BYOD 101: Lessons from my Sunday School Class

BYOD imageJust a few weeks ago one of my fifth grade Sunday school students proclaimed to the entire class, “I don’t want to leave this class when the new year starts!”  I knew then that my BYOD (bring your own device) initiative was working.

In February I began encouraging my fourth and fifth grade students to bring their own mobile devices (iPods, iPads, iPhones, and Kindles) for use in Sunday school. Below are some of the lessons I learned.

First Steps to Implementing BYOD (Bring Your Own Device)

  • Think about what you want to accomplish. What is your goal?  My goal is to teach biblical concepts through the use of technology.
  • Get approval from your pastor and Sunday school director. I am fortunate to have a very supportive church staff and this was an easy step for me.
  • Establish a simple acceptable use policy. My students helped me create our electronic access class policy and it has worked well.
  • Communicate with parents and get them on board.  I require permission from parents for use of mobile devices in Sunday school.
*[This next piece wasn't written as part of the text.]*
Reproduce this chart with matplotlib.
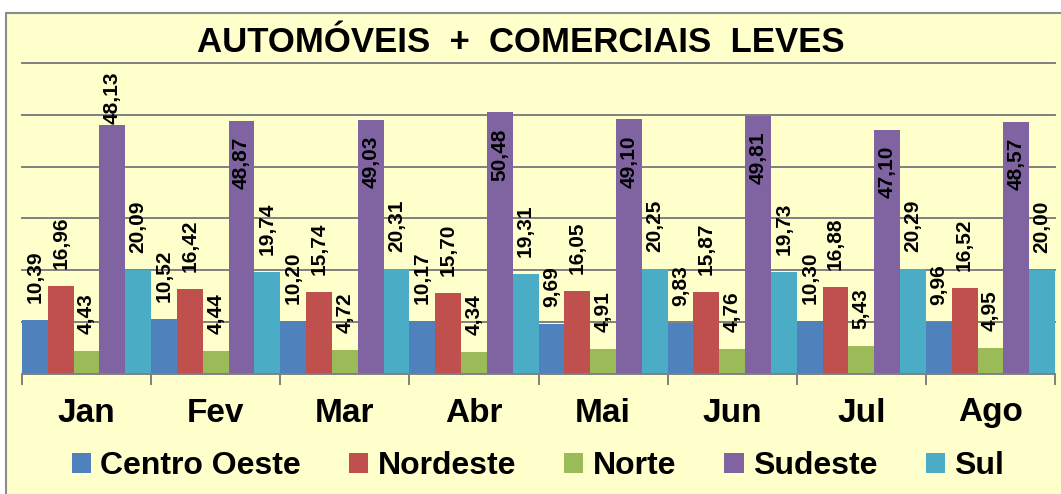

BYOD Issues You Will Probably Have to Deal With

  • Hardware access. Kids sometimes forget to charge their device in preparation for Sunday school or more rarely forget to bring their device. One child broke their device at home and no longer has access. Have kids share devices or have some extra devices for them to use. I allow kids to use my personal iPhone, iPad, and laptop if needed and award points for each time they bring their own device.
  • Technical issues and different hardware/software platforms.  I have a mixture of devices in my classroom including iPads, iPhones, iPods, and Kindles. You don’t have to be an expert but it helps to be somewhat familiar with both Apple and Android platforms. If I don’t know the answer, I always ask my students. Between all of us, we can usually figure it out.
  • Reliable wireless access. Check your wi-fi access as soon as you arrive. If there are wi-fi problems, I troubleshoot immediately. Resetting the wireless router usually fixes the problem.  If not, I find the church’s techie person, who is always willing to help.
  • Password Protection.  Kids can’t download apps on the fly because devices are password protected by parents.  Plan ahead. I text parents the name of the app to download prior to Sunday.  Some kids have their device password and download the app at the beginning of class.
  • Finding free apps for use on both platforms.  Free apps can usually be found for both Apple and Droid but it may take some searching. I download the apps and try them out before asking my students to download.

One parent stopped by my classroom recently to tell me their child is so excited about being in my Sunday school class because he will get to use his mobile device (apparently word travels fast).  Another parent told me that their child excitedly looks forward to attending Sunday school each week. That’s proof enough for me to continue my BYOD initiative to teach kids about Jesus!